The kid who’ll never forget this summer is Duncan (Liam James), an awkward, permanently sullen 14-year-old stuck on a beach house trip with his divorcee mom (Colette) and her cruel boyfriend (Carell), who kicks off the movie telling him he’d rate him a 3 on the 10-point scale. Such casual abuse is, thankfully, thin on the ground in the film’s remainder, which finds Duncan inevitably gaining confidence. While the grown-ups day drink like teenagers, he finds himself frequenting then suddenly working at the local rickety, retro ‘80s water park. It’s here that a boy so socially awkward it doesn’t appear he’s ever spoken to someone who’s not his mom can find questionable friends, chief among them an aging, too-cool-for-school water park employee (Sam Rockwell).

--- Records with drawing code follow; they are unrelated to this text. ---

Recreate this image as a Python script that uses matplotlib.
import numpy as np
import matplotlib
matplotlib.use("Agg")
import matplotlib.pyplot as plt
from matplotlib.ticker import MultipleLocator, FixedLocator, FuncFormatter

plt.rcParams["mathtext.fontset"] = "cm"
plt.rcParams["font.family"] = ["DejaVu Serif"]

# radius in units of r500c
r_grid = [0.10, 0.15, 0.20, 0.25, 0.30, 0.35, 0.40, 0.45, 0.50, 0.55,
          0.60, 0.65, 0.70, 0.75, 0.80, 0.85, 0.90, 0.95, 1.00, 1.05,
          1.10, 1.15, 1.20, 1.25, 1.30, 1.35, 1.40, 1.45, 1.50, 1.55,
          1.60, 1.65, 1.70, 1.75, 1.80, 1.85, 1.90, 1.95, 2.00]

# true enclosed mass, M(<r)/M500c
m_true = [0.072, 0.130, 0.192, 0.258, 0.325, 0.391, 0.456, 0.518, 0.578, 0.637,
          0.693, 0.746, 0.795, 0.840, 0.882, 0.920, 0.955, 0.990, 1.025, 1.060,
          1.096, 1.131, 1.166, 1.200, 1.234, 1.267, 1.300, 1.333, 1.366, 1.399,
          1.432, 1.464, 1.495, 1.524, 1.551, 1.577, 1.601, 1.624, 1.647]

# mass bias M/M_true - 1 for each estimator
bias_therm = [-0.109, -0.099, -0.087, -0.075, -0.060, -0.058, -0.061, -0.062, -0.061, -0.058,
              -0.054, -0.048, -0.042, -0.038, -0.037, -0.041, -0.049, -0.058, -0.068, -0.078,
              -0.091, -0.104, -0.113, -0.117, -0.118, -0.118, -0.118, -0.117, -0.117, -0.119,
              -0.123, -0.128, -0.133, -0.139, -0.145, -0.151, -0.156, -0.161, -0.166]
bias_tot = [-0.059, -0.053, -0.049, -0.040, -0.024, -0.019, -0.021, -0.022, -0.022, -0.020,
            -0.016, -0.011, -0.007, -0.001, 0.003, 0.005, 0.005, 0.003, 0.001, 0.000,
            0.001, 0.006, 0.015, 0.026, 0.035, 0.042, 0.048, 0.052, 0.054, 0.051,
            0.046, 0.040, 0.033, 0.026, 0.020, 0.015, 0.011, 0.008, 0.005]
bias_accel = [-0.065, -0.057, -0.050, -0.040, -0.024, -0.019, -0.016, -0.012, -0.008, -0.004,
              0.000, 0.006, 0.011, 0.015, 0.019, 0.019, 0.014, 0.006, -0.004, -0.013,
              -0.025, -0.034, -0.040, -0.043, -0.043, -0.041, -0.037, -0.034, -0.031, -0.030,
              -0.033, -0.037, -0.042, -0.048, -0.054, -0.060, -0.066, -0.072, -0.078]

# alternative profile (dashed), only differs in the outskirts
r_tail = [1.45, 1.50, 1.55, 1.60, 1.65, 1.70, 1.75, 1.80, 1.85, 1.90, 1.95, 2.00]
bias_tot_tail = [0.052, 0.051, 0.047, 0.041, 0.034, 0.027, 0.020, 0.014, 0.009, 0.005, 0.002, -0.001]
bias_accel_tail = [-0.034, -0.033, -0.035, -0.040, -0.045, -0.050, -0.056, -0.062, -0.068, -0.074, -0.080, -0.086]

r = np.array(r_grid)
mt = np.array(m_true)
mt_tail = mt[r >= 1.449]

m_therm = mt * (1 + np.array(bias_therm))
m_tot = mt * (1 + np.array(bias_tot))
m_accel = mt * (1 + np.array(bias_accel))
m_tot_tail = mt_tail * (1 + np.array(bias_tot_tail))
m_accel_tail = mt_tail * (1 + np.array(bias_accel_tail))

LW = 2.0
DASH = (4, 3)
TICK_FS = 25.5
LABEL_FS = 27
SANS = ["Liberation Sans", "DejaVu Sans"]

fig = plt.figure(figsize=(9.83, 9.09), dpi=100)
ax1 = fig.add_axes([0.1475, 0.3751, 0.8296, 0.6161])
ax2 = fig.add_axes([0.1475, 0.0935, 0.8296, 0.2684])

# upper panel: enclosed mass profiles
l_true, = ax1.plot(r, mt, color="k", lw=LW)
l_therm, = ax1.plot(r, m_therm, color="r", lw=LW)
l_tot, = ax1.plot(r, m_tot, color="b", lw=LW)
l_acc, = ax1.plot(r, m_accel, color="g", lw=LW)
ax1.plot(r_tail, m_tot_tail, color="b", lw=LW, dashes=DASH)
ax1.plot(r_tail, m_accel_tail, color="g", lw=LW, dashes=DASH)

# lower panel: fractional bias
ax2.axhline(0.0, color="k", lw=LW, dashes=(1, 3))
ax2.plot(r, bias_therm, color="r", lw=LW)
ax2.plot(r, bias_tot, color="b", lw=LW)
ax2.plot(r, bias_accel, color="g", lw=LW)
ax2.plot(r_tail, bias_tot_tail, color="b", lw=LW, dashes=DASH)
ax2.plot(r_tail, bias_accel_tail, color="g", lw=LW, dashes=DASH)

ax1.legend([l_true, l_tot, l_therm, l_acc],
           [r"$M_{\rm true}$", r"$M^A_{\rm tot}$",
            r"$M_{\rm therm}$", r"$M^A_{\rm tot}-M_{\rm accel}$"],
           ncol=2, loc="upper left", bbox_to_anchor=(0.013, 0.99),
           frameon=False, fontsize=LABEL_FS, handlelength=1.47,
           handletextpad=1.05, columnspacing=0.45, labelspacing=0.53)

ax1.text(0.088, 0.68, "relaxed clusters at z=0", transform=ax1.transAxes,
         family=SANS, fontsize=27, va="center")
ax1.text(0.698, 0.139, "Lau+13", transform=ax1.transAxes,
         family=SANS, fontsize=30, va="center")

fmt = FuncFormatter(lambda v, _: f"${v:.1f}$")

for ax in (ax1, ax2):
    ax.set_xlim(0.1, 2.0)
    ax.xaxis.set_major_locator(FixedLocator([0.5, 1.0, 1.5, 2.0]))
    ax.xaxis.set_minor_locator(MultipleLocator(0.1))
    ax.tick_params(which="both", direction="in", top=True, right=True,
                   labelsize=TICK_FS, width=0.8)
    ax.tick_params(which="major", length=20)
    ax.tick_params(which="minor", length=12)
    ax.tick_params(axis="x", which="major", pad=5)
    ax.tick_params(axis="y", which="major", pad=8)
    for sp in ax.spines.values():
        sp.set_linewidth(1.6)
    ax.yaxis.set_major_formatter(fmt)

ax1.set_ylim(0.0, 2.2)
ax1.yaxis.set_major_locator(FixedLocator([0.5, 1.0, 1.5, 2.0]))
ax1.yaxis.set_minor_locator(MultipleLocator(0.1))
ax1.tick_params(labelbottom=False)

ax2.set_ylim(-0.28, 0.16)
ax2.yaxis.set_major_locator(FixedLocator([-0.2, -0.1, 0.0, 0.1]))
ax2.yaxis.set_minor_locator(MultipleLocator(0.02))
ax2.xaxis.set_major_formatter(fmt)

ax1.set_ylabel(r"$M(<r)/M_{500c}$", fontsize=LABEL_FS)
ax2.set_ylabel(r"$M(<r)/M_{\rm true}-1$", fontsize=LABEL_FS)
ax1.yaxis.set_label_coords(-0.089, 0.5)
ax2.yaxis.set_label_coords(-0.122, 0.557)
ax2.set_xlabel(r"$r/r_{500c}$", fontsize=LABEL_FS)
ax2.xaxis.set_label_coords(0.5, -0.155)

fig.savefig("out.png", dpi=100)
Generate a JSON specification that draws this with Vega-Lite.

The film also gives him a love interest in the girl literally next door (AnnaSophia Robb).

These are all cliches, right down to the killjoy third act tonal shift, when the hazy, lazy, good times vibe turns serious and emo. But this isn’t just a high-toned, high-buzzed twist on the ‘80s vacation likes of “Summer Rental.” There’s a few twists that make it tough to shrug off. Duncan may not speak or have any apparent personality, but he’s not a secret sensitive type. He really doesn’t appear to have any talents nor inner life. It’s suggested that, in all likelihood, he’ll just wind up like the rest of the water park staff: people, like Rockwell’s furtively remorseful antihero, who’ve stayed at this dumb job too long, let even modest ambitions go unrealized and only periodically pine for something more. There’s a very real, only somewhat delved into melancholy to the film, an air of disappointment and self-hatred that’s more serious than the “serious” developments in its final stretch.